India: Rights of women benefit all

SUMMERVILLE — Father Thomasaiah “Thomas” Reddimasu has worked at Catholic parishes in the wealthiest nation on earth and in one of the poorest regions of the world.

A native of India, he served churches in the Diocese of Charleston from 2001-2006  before being called back to his home country to become pastor of the largest parish in the Diocese of Warangal, in the state of Andhra Pradesh.

He oversees St. Anthony, the main parish church, plus 10 missions that serve about 7,000 Catholics. Along with celebrating Mass and the sacraments, he also deals daily with the issue of helping parishioners and others in a region overcome  with rampant poverty in the main town of Dharmasagar, and surrounding areas.

He recently spent several weeks at St. Theresa the Little Flower Church in Summerville while the pastor, Msgr. Edward Lofton, was on sabbatical.

In an interview with The Miscellany, he spoke about his work in India and the challenges of meeting his parishioners’ spiritual and material needs.

Father Reddimasu said one of his main goals is to help advance the status of women in St. Anthony and around Dharmasagar. A community’s economic status often improves when women’s lives improve, he said.

“Women in the area are still lagging behind men in many ways,” he said. “They make about $1.50 a day when they work.

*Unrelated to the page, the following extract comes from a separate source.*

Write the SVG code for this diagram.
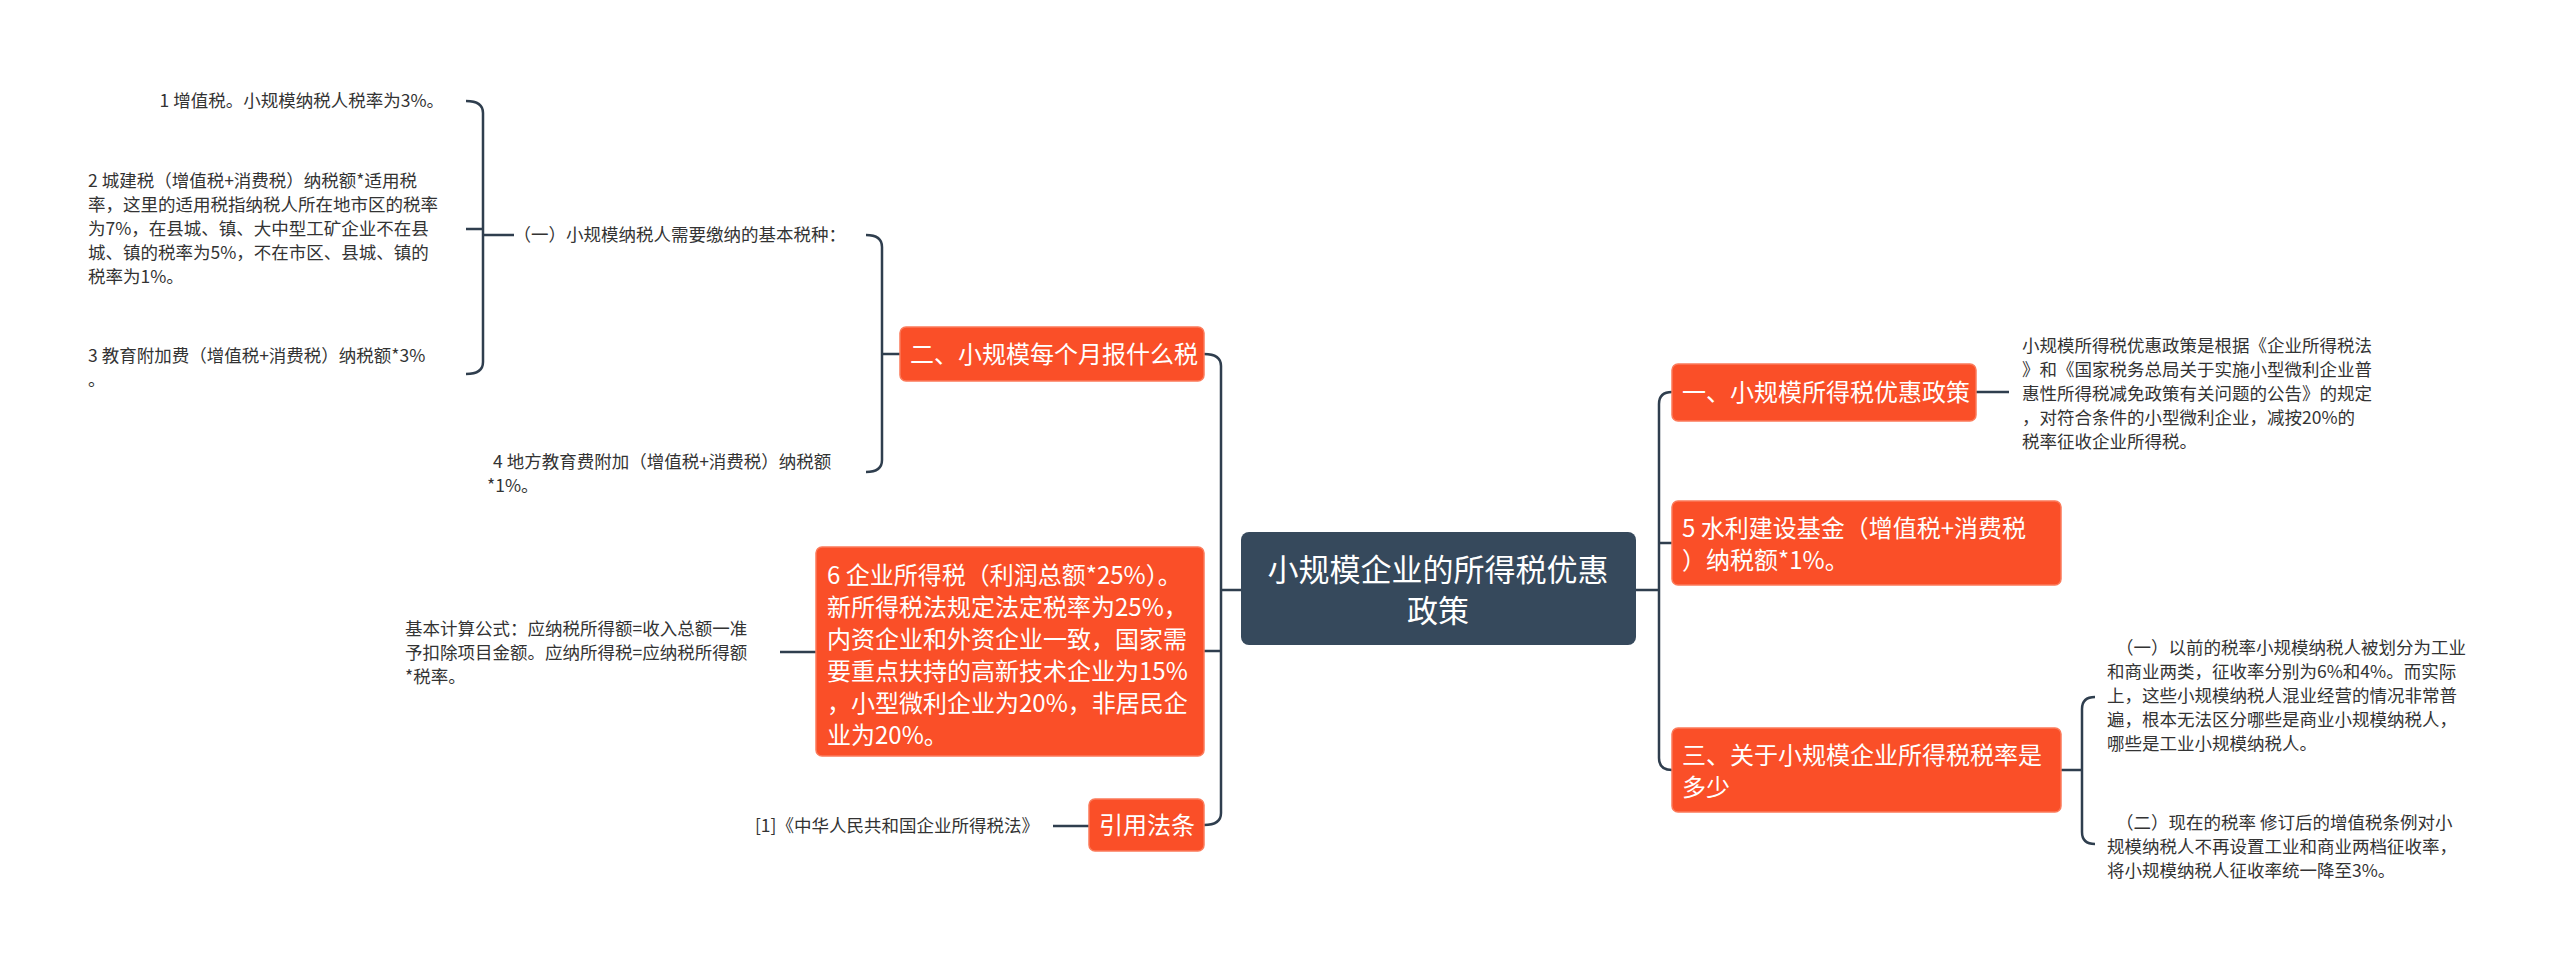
<svg xmlns="http://www.w3.org/2000/svg" width="2560" height="969" viewBox="0 0 2560 969">
<style>
.n{fill:#fa4f28;stroke:#fb7a5a;stroke-width:1.5}
.w{fill:#fff;font-family:"Noto Sans CJK SC",sans-serif;font-size:24px}
.t{fill:#333;font-family:"Noto Sans CJK SC",sans-serif;font-size:17.5px}
.c{fill:none;stroke:#2f3e4e;stroke-width:2.5}
</style>
<rect width="2560" height="969" fill="#fff"/>
<g id="connectors" class="c">
<path d="M1241 590H1221M1204 354Q1221 354 1221 366V813Q1221 825 1204 825M1221 651H1204"/>
<path d="M1636 590H1659M1672 392Q1659 392 1659 404V758Q1659 770 1672 770M1659 543H1672"/>
<path d="M900 354H882M866 235Q882 235 882 247V460Q882 472 866 472"/>
<path d="M514 235H483M466 101Q483 101 483 113V362Q483 374 466 374M483 229H466"/>
<path d="M2061 770H2082M2095 697Q2082 697 2082 709V832Q2082 844 2095 844"/>
<path d="M1976 392H2009M816 652H780M1089 826H1053"/>
</g>
<g id="center"><rect x="1241" y="532" width="395" height="113" rx="8" fill="#36495c"/>
<text class="w" style="font-size:31px" text-anchor="middle"><tspan x="1438" y="581">小规模企业的所得税优惠</tspan><tspan x="1438" y="622">政策</tspan></text></g>
<g id="n2"><rect class="n" x="900" y="327" width="304" height="54" rx="6"/><text class="w" x="910" y="363">二、小规模每个月报什么税</text></g>
<g id="n6"><rect class="n" x="816" y="547" width="388" height="209" rx="6"/><text class="w"><tspan x="827" y="584">6 企业所得税（利润总额*25%）。</tspan><tspan x="827" y="616">新所得税法规定法定税率为25%，</tspan><tspan x="827" y="648">内资企业和外资企业一致，国家需</tspan><tspan x="827" y="680">要重点扶持的高新技术企业为15%</tspan><tspan x="827" y="712">，小型微利企业为20%，非居民企</tspan><tspan x="827" y="744">业为20%。</tspan></text></g>
<g id="nref"><rect class="n" x="1089" y="799" width="115" height="52" rx="6"/><text class="w" x="1099" y="834">引用法条</text></g>
<g id="n1"><rect class="n" x="1672" y="364" width="304" height="57" rx="6"/><text class="w" x="1682" y="401">一、小规模所得税优惠政策</text></g>
<g id="n5"><rect class="n" x="1672" y="501" width="389" height="84" rx="6"/><text class="w"><tspan x="1682" y="537">5 水利建设基金（增值税+消费税</tspan><tspan x="1682" y="569">）纳税额*1%。</tspan></text></g>
<g id="n3"><rect class="n" x="1672" y="728" width="389" height="84" rx="6"/><text class="w"><tspan x="1682" y="764">三、关于小规模企业所得税税率是</tspan><tspan x="1682" y="796">多少</tspan></text></g>
<g id="t1a"><text class="t" x="444" y="107" text-anchor="end">1 增值税。小规模纳税人税率为3%。</text></g>
<g id="t1b"><text class="t"><tspan x="88" y="187">2 城建税（增值税+消费税）纳税额*适用税</tspan><tspan x="88" y="211">率，这里的适用税指纳税人所在地市区的税率</tspan><tspan x="88" y="235">为7%，在县城、镇、大中型工矿企业不在县</tspan><tspan x="88" y="259">城、镇的税率为5%，不在市区、县城、镇的</tspan><tspan x="88" y="283">税率为1%。</tspan></text></g>
<g id="t1c"><text class="t"><tspan x="88" y="362">3 教育附加费（增值税+消费税）纳税额*3%</tspan><tspan x="88" y="386">。</tspan></text></g>
<g id="ty"><text class="t" x="846" y="241" text-anchor="end">（一）小规模纳税人需要缴纳的基本税种：</text></g>
<g id="t4"><text class="t"><tspan x="493" y="468">4 地方教育费附加（增值税+消费税）纳税额</tspan><tspan x="487" y="492">*1%。</tspan></text></g>
<g id="tf"><text class="t"><tspan x="405" y="635">基本计算公式：应纳税所得额=收入总额一准</tspan><tspan x="405" y="659">予扣除项目金额。应纳所得税=应纳税所得额</tspan><tspan x="405" y="683">*税率。</tspan></text></g>
<g id="tr"><text class="t" x="1039" y="832" text-anchor="end">[1]《中华人民共和国企业所得税法》</text></g>
<g id="tp"><text class="t"><tspan x="2022" y="352">小规模所得税优惠政策是根据《企业所得税法</tspan><tspan x="2022" y="376">》和《国家税务总局关于实施小型微利企业普</tspan><tspan x="2022" y="400">惠性所得税减免政策有关问题的公告》的规定</tspan><tspan x="2022" y="424">，对符合条件的小型微利企业，减按20%的</tspan><tspan x="2022" y="448">税率征收企业所得税。</tspan></text></g>
<g id="ta"><text class="t"><tspan x="2116" y="654">（一）以前的税率小规模纳税人被划分为工业</tspan><tspan x="2107" y="678">和商业两类，征收率分别为6%和4%。而实际</tspan><tspan x="2107" y="702">上，这些小规模纳税人混业经营的情况非常普</tspan><tspan x="2107" y="726">遍，根本无法区分哪些是商业小规模纳税人，</tspan><tspan x="2107" y="750">哪些是工业小规模纳税人。</tspan></text></g>
<g id="tb"><text class="t"><tspan x="2116" y="829">（二）现在的税率 修订后的增值税条例对小</tspan><tspan x="2107" y="853">规模纳税人不再设置工业和商业两档征收率，</tspan><tspan x="2107" y="877">将小规模纳税人征收率统一降至3%。</tspan></text></g>
</svg>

They don’t get respect in their houses. I’ve been working to get training for women in the area, to help them improve their talents, to start businesses. I want them to know that the church belongs to everyone.”

His projects include organizing small “saving groups” similar to banks that help women save money so they can eventually purchase sewing machines and other items to use for work at home. Some women eventually save enough money to open small grocery stores or other ventures.

Father Reddimasu has worked with groups of elders in villages to persuade them to allow women more of a voice in local government.

“We’ve encouraged women to stand in elections, and recently two were elected to a village council,” he said. “It gives them more of an equal voice and teaches them another skill — how to speak up for themselves and advocate for themselves.”

He also helps children. He has opened a boarding home for boys and girls. Many are orphans who have lost parents to HIV/AIDS epidemics, or had fathers commit suicide because they felt shamed at the loss of farms or other work.

St. Anthony has a school that serves 450 students from kindergarten through 10th-grade. Father Reddimasu has helped rural children take lessons in music and dance.

“Our goal is to help the children develop their God-given talents, because through those talents come career opportunities,” he said.

He said humility and simplicity are some of the greatest lessons to be learned from the people he serves.

Father Reddimasu recalled a Thanksgiving celebration held in November at the parish, and how children there expressed gratitude for having things many young people in the United States would take for granted.

“We had boys and girls get up to say what they were thankful for,” he said. “Do you know what they said? They were thankful just to have food, their clothing, parents who were alive, and for their relationship with God.”

Father Reddimasu said the children at the boarding home and at the school often work together without having to be told. One example is how they care for a sick or weak companion.

“These children really show Christ’s love for each other,” he added. “They automatically help each other because they know they’re in it together.”

Poverty does not dampen his parishioners’ enthusiasm for their faith. Religious education classes for children and adults are crowded, and Masses are well attended.

“I baptized 800 children and adults in one year,” the priest said. “These people were all excited because they knew they were going to be part of God’s family.”

Father Reddimasu said he was thrilled to visit South Carolina again because he sees the same love for the Catholic faith here.

“I’ve had an opportunity to witness with my own eyes the faith of the people here, and it impresses me,” he said. “People in the United States and here in the Diocese of Charleston are very religious, and I’m taken up with their generosity. They really want to give their time and their resources, to use their talents to give back to the church.”